Più vecchi, più stanchi, più scarsi. Con tutto il rispetto per giocatori – anzi, campioni – che hanno fatto la storia del calcio, la verità sul conto del Milan è questa. Un Milan che annovera oggi tra le sue fila Costacurta, 40 anni e 11 mesi; Maldini, 38 anni e 9 mesi; Cafu, 36 anni e 9 mesi; Serginho, 35 anni e 9 mesi; Favalli 35 anni e 3 mesi, per non parlare di nonno Fiori e dei molti altri over 30. Un Milan che nell’ultima campagna-acquisti ha pensato di rafforzarsi puntando sul 35enne Favalli, sul quasi 31enne Oddo, sul 30enne Storari; e ancora Oliveira (sic), e poi Bonera e Gourcuff (praticamente ignorato da Ancelotti), e infine Ronaldo (ma il Fenomeno merita un discorso a parte).

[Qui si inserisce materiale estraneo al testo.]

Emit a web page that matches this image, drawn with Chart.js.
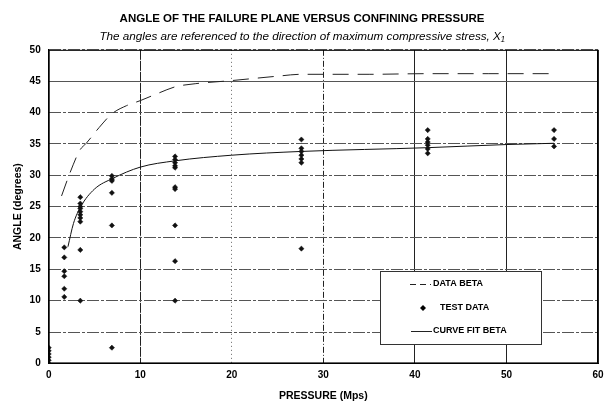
<!DOCTYPE html>
<html>
<head>
<meta charset="utf-8">
<script src="https://cdn.jsdelivr.net/npm/chart.js@4.4.1/dist/chart.umd.min.js"></script>
<style>
    html, body { margin: 0; padding: 0; background: #fff; }
    #wrap { width: 604px; height: 402px; }
</style>
</head>
<body>
<div id="wrap"><canvas id="angleChart" width="604" height="402"></canvas></div>
<script>
// test data, grouped by confining pressure (MPa)
const testX = [
    0, 0, 0, 0, 0, 0,
    1.7, 1.7, 1.7, 1.7, 1.7, 1.7,
    3.45, 3.45, 3.45, 3.45, 3.45, 3.45, 3.45, 3.45, 3.45, 3.45,
    6.9, 6.9, 6.9, 6.9, 6.9, 6.9,
    13.8, 13.8, 13.8, 13.8, 13.8, 13.8, 13.8, 13.8, 13.8, 13.8,
    27.6, 27.6, 27.6, 27.6, 27.6, 27.6, 27.6,
    41.4, 41.4, 41.4, 41.4, 41.4, 41.4,
    55.2, 55.2, 55.2
];
const testY = [
    0, 0.5, 1, 1.5, 2, 2.5,
    18.5, 16.9, 14.7, 13.9, 11.9, 10.6,
    26.5, 25.5, 25, 24.7, 24.2, 23.7, 23.2, 22.6, 18.1, 10,
    29.9, 29.4, 29.1, 27.2, 22, 2.5,
    33, 32.5, 32, 31.5, 31.2, 28.1, 27.8, 22, 16.3, 10,
    35.7, 34.3, 33.8, 33.2, 32.6, 32, 18.3,
    37.2, 35.8, 35.3, 34.8, 34.2, 33.5,
    37.2, 35.8, 34.6
];

// curve fit beta
const fitX = [2.1, 2.7, 3.5, 5, 7, 10, 13.8, 20, 27.6, 41.4, 50, 55.2];
const fitY = [18.6, 22.3, 25.0, 27.8, 29.5, 31.3, 32.3, 33.2, 33.8, 34.4, 34.9, 35.1];

// data beta (dashed)
const betaX = [1.4, 2.3, 3.4, 4.1, 5.5, 6.9, 8.5, 10, 12, 13.8, 16, 20, 25, 27.6, 35, 41.4, 48, 55.2];
const betaY = [26.7, 30.3, 34.0, 35.1, 37.6, 39.8, 41.1, 41.9, 43.1, 44.1, 44.6, 45.1, 45.8, 46.1, 46.1, 46.2, 46.2, 46.2];

const xTicks = [0, 10, 20, 30, 40, 50, 60];
const yTicks = [0, 5, 10, 15, 20, 25, 30, 35, 40, 45, 50];

const FONT = "'Liberation Sans', Arial, sans-serif";

function pts(xs, ys) {
    return xs.map((x, i) => ({ x: x, y: ys[i] }));
}

/* Рамка вокруг области графика + легенда внутри */
const framePlugin = {
    id: "frame",
    afterDatasetsDraw(chart) {
        const { ctx, chartArea: a } = chart;
        ctx.save();

        // legend box
        const lx = 380, ly = 271, lw = 161, lh = 73;
        ctx.fillStyle = "#fff";
        ctx.fillRect(lx, ly, lw, lh);
        ctx.strokeStyle = "#333";
        ctx.lineWidth = 1;
        ctx.strokeRect(lx + 0.5, ly + 0.5, lw, lh);

        ctx.font = "bold 9px " + FONT;
        ctx.fillStyle = "#000";
        ctx.textBaseline = "middle";

        ctx.strokeStyle = "#222";
        ctx.setLineDash([6, 4]);
        ctx.beginPath();
        ctx.moveTo(410, 284.5);
        ctx.lineTo(431, 284.5);
        ctx.stroke();
        ctx.setLineDash([]);
        ctx.fillText("DATA BETA", 433, 284);

        ctx.beginPath();
        ctx.moveTo(423, 305);
        ctx.lineTo(426, 308);
        ctx.lineTo(423, 311);
        ctx.lineTo(420, 308);
        ctx.closePath();
        ctx.fill();
        ctx.fillText("TEST DATA", 440, 308);

        ctx.beginPath();
        ctx.moveTo(411, 331.5);
        ctx.lineTo(432, 331.5);
        ctx.stroke();
        ctx.fillText("CURVE FIT BETA", 433, 331);

        // frame
        ctx.strokeStyle = "#000";
        ctx.lineWidth = 1;
        ctx.strokeRect(a.left + 0.5, a.top + 0.5, a.right - a.left - 1, a.bottom - a.top - 1);
        ctx.restore();
    }
};

document.addEventListener("DOMContentLoaded", () => {
    const canvas = document.getElementById("angleChart");

    new Chart(canvas, {
        type: "scatter",
        plugins: [framePlugin],
        data: {
            datasets: [
                {
                    label: "DATA BETA",
                    data: pts(betaX, betaY),
                    showLine: true,
                    borderColor: "#222",
                    borderWidth: 1,
                    borderDash: [16, 9],
                    pointRadius: 0,
                    cubicInterpolationMode: "monotone"
                },
                {
                    label: "TEST DATA",
                    data: pts(testX, testY),
                    pointStyle: "rectRot",
                    pointRadius: 2.6,
                    backgroundColor: "#111",
                    borderColor: "#111",
                    borderWidth: 0.5
                },
                {
                    label: "CURVE FIT BETA",
                    data: pts(fitX, fitY),
                    showLine: true,
                    borderColor: "#111",
                    borderWidth: 1,
                    pointRadius: 0,
                    cubicInterpolationMode: "monotone"
                }
            ]
        },
        options: {
            responsive: false,
            animation: false,
            layout: {
                padding: { top: 0, right: 0, bottom: 0, left: 0 }
            },
            plugins: {
                legend: { display: false },
                tooltip: { enabled: false },
                title: {
                    display: true,
                    text: "ANGLE OF THE FAILURE PLANE VERSUS CONFINING PRESSURE",
                    color: "#000",
                    font: { family: FONT, size: 11.5, weight: "bold" },
                    padding: { top: 12, bottom: 4 }
                },
                subtitle: {
                    display: true,
                    text: "The angles are referenced to the direction of maximum compressive stress, X\u2081",
                    color: "#000",
                    font: { family: FONT, size: 11.7, style: "italic" },
                    padding: { top: 0, bottom: 6 }
                }
            },
            scales: {
                x: {
                    type: "linear",
                    min: 0,
                    max: 60,
                    afterBuildTicks: (axis) => { axis.ticks = xTicks.map(v => ({ value: v })); },
                    afterFit: (axis) => { axis.paddingRight = 6; },
                    ticks: {
                        color: "#000",
                        font: { family: FONT, size: 10, weight: "bold" },
                        padding: 6
                    },
                    grid: {
                        color: (c) => c.tick && c.tick.value === 20 ? "#666" : "#222",
                        lineWidth: 1,
                        drawTicks: false
                    },
                    border: {
                        color: "#000",
                        dash: (c) => {
                            const v = c.tick ? c.tick.value : 0;
                            if (v === 20) return [1, 3];
                            if (v === 30) return [6, 2, 1, 2];
                            if (v === 10) return [10, 1];
                            return [];
                        }
                    },
                    title: {
                        display: true,
                        text: "PRESSURE (Mps)",
                        color: "#000",
                        font: { family: FONT, size: 10.5, weight: "bold" },
                        padding: { top: 2, bottom: 0 }
                    }
                },
                y: {
                    min: 0,
                    max: 50,
                    afterBuildTicks: (axis) => { axis.ticks = yTicks.map(v => ({ value: v })); },
                    ticks: {
                        color: "#000",
                        font: { family: FONT, size: 10, weight: "bold" },
                        padding: 8
                    },
                    grid: {
                        color: "#555",
                        lineWidth: 1,
                        drawTicks: false
                    },
                    border: {
                        color: "#000",
                        dash: (c) => (c.tick && c.tick.value === 45) ? [] : [12, 2, 3, 2]
                    },
                    title: {
                        display: true,
                        text: "ANGLE (degrees)",
                        color: "#000",
                        font: { family: FONT, size: 10.5, weight: "bold" },
                        padding: { top: 12, bottom: -3 }
                    }
                }
            }
        }
    });
});
</script>
</body>
</html>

Un Milan che ha appena annunciato i rinnovi di contratto del 31enne Seedorf (fino al 2011), del 34enne Kalac (fino al 2010) e del 33enne Dida (fino al 2010), giocatori che hanno abbondantemente dato il meglio di sè e che già oggi, anzi già ieri, apparivano in chiara fase discendente.
Se a questo aggiungete il fatto che Shevchenko, l’estate scorsa, è stato ceduto al Chelsea per 45 milioni (di cui metà buttati per acquistare Oliveira, che vale meno di Pozzi dell’Empoli); che Gilardino e Inzaghi, lontano da Sheva, hanno subìto un processo di “imbrocchimento” imprevisto ma evidente; che Kakà, unico fuoriclasse nello splendore della carriera, è costretto una partita sì e l’altra pure a provare a vincere, da solo, ogni match, Ascoli o Celtic non ha importanza; che i grandi vecchi – vedi Cafu, vedi Serginho, vedi Maldini - hanno smesso di essere i formidabili campioni di sempre, e ormai mostrano la corda di una carriera giunta al capolinea; se al quadro aggiungete queste pennellate, otterrete il Milan che abbiamo davanti agli occhi. Il Milan che una Roma in palla travolge come un birillo, a San Siro come all’Olimpico; il Milan che deve penare 210 minuti contro un modestissimo Celtic aspettando il prodigio del solo uomo capace di compiere i miracoli (per l’appunto, Kakà); il Milan che prova, con le unghie e coi denti, a vincere il derby – o almeno, a fare bella figura -, ma che alla fine viene demolito a spallate da un’Inter più forte, più giovane, più dirompente, più cattiva. Il Milan che dopo 27 giornate naviga a 33 punti di distacco dall’Inter prima in classifica. Forse è veramente il caso di farlo stendere sul lettino e fargli dire 33!
Sia chiaro: nessuno discute il fatto che il Milan, unico club in Europa, sia giunto ai quarti di finale di Champions per il 5° anno consecutivo; nessuno discute la grandezza di un club che nel torneo più difficile e prestigioso arriva due volte in finale (una vittoria e una sconfitta) e una volta in semifinale nelle ultime 5 edizioni; nessuno discute l’importanza di vedere il Milan unico sopravvissuto in Champions fra gli 8 club approdati ai quarti un anno fa. Quello che il Milan sta facendo, a dispetto degli anni, degli acciacchi e dei guai, è una cosa grande, e nessuno lo può disconoscere.
È giusto però chiedere ai dirigenti, e cioè a Galliani e Braida (o forse bisogna girare la domanda a Berlusconi?) se la strada che il Milan ha imboccato dopo la notte di Istanbul è la strada giusta oppure no. Perché a noi – anche se Ancelotti riuscisse nell’impresa di far fuori il Bayern e di saltare un’altra volta in semifinale – la strada su cui cammina il Milan sembra, davvero, un vicolo cieco.